The Fantasy Fair made good use of the basic layout of the park. The prehistoric village was remodeled for Orcs, Goblins and Barbarians who chased after children, ate cookies in a gross way and generally made a nuisance of themselves. The masks were not always realistic but the role players were having the time of their life, and so where the many children visiting. Grown ups like me chuckled when a Barbarian told his neighbor Orc "No, no, we're only stealing her, not hurting her. She is my bride to be" as he pointed at a nearby girl, meanwhile avoiding a Goblin who told anybody who would hear that "adventurers are just a bunch of worthless people." The amount of Vampires in daylight was amazing, and I noticed how most of them were not even part of staff. Many fans had chosen to dress up gothic, adding an extra touch to the atmosphere. "The witch is not real, " my son assured me, "there is something funny about the nose." He stayed well clear of her to be sure.

The medieval town was dedicated to table top gaming. An older guy with a beard and a set of dice, teaching a couple of teenagers with a sheet; a familiar sight to most of us. But to the visitors it was amazing and they gathered around and stared with a hesitant look at these mystic rituals with dice, unsure of what was going on.
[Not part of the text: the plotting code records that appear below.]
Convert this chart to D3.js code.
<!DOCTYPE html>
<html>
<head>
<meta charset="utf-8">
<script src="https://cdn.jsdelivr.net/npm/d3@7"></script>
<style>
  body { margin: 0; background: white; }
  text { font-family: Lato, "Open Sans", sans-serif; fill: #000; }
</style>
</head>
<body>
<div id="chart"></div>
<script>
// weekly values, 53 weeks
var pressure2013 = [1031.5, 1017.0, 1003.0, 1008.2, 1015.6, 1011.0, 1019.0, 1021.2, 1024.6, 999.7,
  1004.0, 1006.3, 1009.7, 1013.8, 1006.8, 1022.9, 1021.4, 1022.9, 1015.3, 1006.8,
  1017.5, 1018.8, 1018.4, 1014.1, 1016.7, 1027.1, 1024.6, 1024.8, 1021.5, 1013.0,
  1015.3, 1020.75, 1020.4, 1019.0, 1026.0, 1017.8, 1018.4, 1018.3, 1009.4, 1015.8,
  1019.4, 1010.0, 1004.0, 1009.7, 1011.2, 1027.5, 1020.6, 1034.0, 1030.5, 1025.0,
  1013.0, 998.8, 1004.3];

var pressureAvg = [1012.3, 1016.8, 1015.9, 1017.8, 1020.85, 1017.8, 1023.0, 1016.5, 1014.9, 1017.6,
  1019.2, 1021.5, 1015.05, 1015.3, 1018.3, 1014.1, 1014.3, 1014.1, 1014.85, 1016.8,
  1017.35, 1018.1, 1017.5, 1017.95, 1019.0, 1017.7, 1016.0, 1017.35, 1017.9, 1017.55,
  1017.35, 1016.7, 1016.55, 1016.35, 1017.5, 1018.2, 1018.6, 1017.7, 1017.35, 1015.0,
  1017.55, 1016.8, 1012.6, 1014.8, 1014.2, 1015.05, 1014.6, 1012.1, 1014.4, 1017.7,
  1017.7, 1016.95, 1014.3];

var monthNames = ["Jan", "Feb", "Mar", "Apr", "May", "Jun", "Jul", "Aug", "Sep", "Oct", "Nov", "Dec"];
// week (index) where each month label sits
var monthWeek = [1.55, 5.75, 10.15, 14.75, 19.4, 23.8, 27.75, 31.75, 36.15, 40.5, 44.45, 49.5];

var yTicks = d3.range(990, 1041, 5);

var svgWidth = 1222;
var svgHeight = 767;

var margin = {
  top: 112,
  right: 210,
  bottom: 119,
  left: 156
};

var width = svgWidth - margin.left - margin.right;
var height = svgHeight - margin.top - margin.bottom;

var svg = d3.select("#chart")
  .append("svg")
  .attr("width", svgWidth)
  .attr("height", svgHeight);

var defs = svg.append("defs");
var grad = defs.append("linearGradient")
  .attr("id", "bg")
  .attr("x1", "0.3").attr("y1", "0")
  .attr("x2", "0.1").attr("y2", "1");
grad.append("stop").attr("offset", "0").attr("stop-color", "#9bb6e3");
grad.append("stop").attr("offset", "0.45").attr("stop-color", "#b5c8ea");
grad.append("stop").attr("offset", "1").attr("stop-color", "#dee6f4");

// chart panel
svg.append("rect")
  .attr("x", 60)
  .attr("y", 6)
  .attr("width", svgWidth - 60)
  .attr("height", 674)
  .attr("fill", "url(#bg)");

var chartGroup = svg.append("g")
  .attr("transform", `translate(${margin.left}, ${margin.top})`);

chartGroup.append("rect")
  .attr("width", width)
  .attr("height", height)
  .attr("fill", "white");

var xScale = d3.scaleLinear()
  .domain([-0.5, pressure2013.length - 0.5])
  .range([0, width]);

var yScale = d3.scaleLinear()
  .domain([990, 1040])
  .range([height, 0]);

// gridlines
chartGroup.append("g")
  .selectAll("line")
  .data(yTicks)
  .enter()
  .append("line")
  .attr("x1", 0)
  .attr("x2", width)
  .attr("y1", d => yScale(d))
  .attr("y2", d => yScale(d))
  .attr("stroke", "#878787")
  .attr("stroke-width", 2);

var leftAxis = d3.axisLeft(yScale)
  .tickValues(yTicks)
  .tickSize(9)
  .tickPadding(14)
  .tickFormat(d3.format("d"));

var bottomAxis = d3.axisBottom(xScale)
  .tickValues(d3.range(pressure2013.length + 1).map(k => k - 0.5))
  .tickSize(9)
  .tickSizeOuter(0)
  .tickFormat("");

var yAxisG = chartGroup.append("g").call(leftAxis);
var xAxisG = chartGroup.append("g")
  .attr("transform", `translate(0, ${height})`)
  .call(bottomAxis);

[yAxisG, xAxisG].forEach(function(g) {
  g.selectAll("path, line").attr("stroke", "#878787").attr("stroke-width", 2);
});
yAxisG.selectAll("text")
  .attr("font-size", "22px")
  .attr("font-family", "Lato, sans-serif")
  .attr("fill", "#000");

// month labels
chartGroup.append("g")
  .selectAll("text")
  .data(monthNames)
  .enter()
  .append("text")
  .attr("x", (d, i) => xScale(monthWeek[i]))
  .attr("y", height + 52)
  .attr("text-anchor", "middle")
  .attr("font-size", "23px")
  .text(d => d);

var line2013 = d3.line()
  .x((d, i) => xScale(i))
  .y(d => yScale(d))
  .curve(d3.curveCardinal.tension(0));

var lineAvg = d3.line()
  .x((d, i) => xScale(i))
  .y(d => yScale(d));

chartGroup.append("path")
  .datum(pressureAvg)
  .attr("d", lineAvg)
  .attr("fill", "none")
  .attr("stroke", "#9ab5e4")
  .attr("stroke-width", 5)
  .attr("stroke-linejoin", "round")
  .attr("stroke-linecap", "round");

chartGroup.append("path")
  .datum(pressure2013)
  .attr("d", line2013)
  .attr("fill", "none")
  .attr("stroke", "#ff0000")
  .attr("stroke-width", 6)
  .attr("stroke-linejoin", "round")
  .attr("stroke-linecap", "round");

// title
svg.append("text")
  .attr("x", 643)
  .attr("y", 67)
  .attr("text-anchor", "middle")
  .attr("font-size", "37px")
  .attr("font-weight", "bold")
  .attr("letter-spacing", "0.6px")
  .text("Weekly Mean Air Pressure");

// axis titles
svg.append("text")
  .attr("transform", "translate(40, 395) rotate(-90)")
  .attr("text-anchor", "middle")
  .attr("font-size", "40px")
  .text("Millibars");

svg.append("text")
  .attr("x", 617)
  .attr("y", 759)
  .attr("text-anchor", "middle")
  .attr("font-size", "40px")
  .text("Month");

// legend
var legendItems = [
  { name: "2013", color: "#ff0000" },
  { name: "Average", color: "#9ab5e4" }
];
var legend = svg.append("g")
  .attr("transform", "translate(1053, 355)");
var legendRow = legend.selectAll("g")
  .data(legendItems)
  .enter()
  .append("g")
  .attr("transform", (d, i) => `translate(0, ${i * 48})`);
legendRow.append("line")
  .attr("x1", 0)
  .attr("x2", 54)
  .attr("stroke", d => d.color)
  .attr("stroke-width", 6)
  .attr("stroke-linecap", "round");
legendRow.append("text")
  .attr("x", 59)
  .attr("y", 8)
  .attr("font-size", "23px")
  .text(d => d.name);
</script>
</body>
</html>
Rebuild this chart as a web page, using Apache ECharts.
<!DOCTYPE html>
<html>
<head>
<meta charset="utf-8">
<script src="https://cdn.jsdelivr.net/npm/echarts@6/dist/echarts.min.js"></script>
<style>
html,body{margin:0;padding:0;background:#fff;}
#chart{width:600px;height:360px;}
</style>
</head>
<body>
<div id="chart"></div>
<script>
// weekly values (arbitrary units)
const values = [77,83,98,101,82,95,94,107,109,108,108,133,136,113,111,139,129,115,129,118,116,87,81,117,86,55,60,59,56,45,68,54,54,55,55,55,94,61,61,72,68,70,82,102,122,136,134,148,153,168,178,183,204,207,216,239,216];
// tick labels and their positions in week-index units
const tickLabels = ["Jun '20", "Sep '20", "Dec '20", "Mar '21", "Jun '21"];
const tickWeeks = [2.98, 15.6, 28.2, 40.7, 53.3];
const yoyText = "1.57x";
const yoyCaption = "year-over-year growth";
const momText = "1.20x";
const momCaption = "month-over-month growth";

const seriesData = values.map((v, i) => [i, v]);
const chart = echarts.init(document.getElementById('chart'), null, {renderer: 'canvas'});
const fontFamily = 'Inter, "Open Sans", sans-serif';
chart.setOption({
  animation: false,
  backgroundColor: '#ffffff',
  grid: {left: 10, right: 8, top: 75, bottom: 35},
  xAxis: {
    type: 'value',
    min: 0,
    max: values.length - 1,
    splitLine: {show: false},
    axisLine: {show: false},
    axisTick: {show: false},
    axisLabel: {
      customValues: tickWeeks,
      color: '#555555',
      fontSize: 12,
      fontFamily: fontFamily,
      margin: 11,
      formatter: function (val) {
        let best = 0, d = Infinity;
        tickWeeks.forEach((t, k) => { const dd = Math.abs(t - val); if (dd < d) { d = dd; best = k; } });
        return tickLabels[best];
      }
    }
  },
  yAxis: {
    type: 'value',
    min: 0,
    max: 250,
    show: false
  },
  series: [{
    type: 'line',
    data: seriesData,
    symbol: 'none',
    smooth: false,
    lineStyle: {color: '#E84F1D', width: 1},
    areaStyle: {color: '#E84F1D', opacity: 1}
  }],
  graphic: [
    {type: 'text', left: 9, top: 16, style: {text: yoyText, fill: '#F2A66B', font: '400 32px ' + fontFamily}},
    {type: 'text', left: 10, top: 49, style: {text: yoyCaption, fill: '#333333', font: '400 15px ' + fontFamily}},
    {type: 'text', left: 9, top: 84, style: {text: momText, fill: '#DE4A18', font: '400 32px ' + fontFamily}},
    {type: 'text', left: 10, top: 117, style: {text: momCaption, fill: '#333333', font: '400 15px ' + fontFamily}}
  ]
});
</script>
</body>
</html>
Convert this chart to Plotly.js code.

I realized at that point that a large amount of visitors were perhaps drawn to the combination of Harry Potter and the Archeon. If it opened up their eyes for role playing I'm happy. Meanwhile Pepijn, my delightful five year old, had recovered from his brush with death with the local witch and was now happily feeding the geese. The birds walked around proudly as if they owned the place, hissing at unwary visitors.

In the Roman village there was a market at the bathhouse. It was difficult to get a good look at most stands through the throng of people, but with a little persistence I finally managed to admire the most original ones. From Germany a large collection of LARP weapons and armor were on display. The helpful staff pointed out why you can have too much circlets in a chain mail. Wrapped to tight you won't be able to move about and swing your sword. From the reactions I guessed most visitors don't ponder these questions regurlarly. Most of the larger swords were made of latex, to prevent accidents. Some of the smaller ones were of genuine iron though. I spend lots of longing moments staring at a leather satchel that would have been perfect for my healer character, and couldn't get enough of the collection of clothes, especially the chemises and fluffy white male shirts that are the bread and butter of swashbuckling. I barely stopped drooling. In the arena next to the bathhouse demonstrations in fighting with weapons were running much through the day, and several role players also engaged kids in sword fights, with the evil knight being chased by a horde of little ones, and of course dying in a most dramatic manner.